Are you one of the people contemplating changing jobs in 2022? Statistics from Bankrate in the Fall of 2021 showed more than half of Americans – 56% – anticipated looking for a new job in the next 12 months. As a financial planner and career coach, I often work with clients who are trying to fit work into their life; rather than just working for money. Making a job change affects various facets of your life – your job satisfaction, your happiness in your personal life, and your financial situation. To make a successful job change, work through the following steps:

 

Get clarity on what you want, in three broad categories:

a. Downshift

Some folks work lots of hours, make great money and have lots of cool stuff. However, they are exhausted. Burn out is a significant issue in many occupations, leading some to look for less stressful roles.

b. Upshift

Perhaps you are looking to advance your career. If you leave your job to join another company, the average salary increase is nearly 15%1. If you stay, you are likely to get a 2-3% raise in your current job.  It’s important that you understand the entire benefits package, not just the compensation component.

c. Work for yourself

According to a July 2020 survey by Digital.com, about one-third of job quitters started their own business.

 

Prioritize your wants/values:

a. Within the categories above, understand your values. There are various ways to do this, one free assessment is https://www.lifevaluesinventory.org/. Some examples of work values are flexibility, autonomy, challenge, creativity, and collaboration. Knowing your values will help you build a criteria list for what you want in this next career step. Take time to prioritize your most important “wants” in making this change.

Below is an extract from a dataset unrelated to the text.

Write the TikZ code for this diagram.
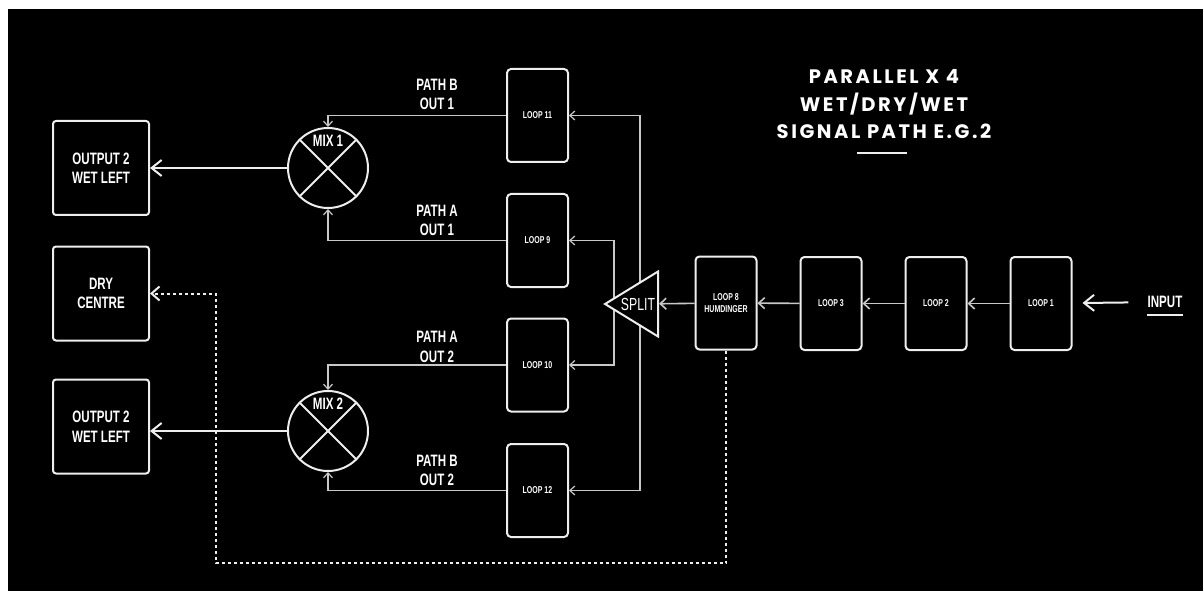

b. It’s also good to assess your satisfaction on various areas of your life, as making a job change can alter, maybe improve them. Another free assessment to take is the Return on Life at: https://pro.roladvisor.com/ExternalROLIndex/Home

 

 

Understand impact on your financial plan –the “life” trade-offs you are willing to make:

 

a. If you are Downshifting, how does this impact your short-term spending and your savings for your longer-term goals? What are you willing to give up? Some clients are willing to spend less – focus on cutting discretionary spending – to get the flexibility in LIFE from a different job. Time is a scarcer resource than money – how do you want to spend your time? Maybe less stuff and more time is a worthwhile trade-off!  If you are burnt-out, perhaps you can earn less money but work more years and create a more balanced and happier life.

 

b. Career Advancement. For those of you in your 20s – 40s, now is a great time to focus on career advancement. The job market is tight, you may be able to leverage your skills and experience into a bigger and more highly compensated role. I encourage you to look beyond this step to the next job.  Where do you see yourself in five years? How will a current move prepare you for that?

 

If you obtain a new job at higher pay, challenge yourself to be disciplined to save more rather than merely spending more now. Tie your extra pay to goals, both short and long term. Work with a financial planner to develop targets for how much to save and in what type of accounts to reach your goals. If you change jobs to accelerate your career, use it as an opportunity to improve your life now and into the future.

 

c. If you want to start your own business, that’s awesome, exciting and scary. Build a business plan for your new business and link that with your personal financial plan. How does the likely short-term income hit as you ramp up your new business affect your personal cash flow for the next few years? How do you finance your business? Be conservative with your assumptions, and like downshifting, be willing to reduce your personal spending for a time period to reduce stress in your life!

 

The grass isn’t always greener, but if you do your research and tie your personal financial plan and life goals with your next professional move, you can set yourself up for success in 2022 and beyond!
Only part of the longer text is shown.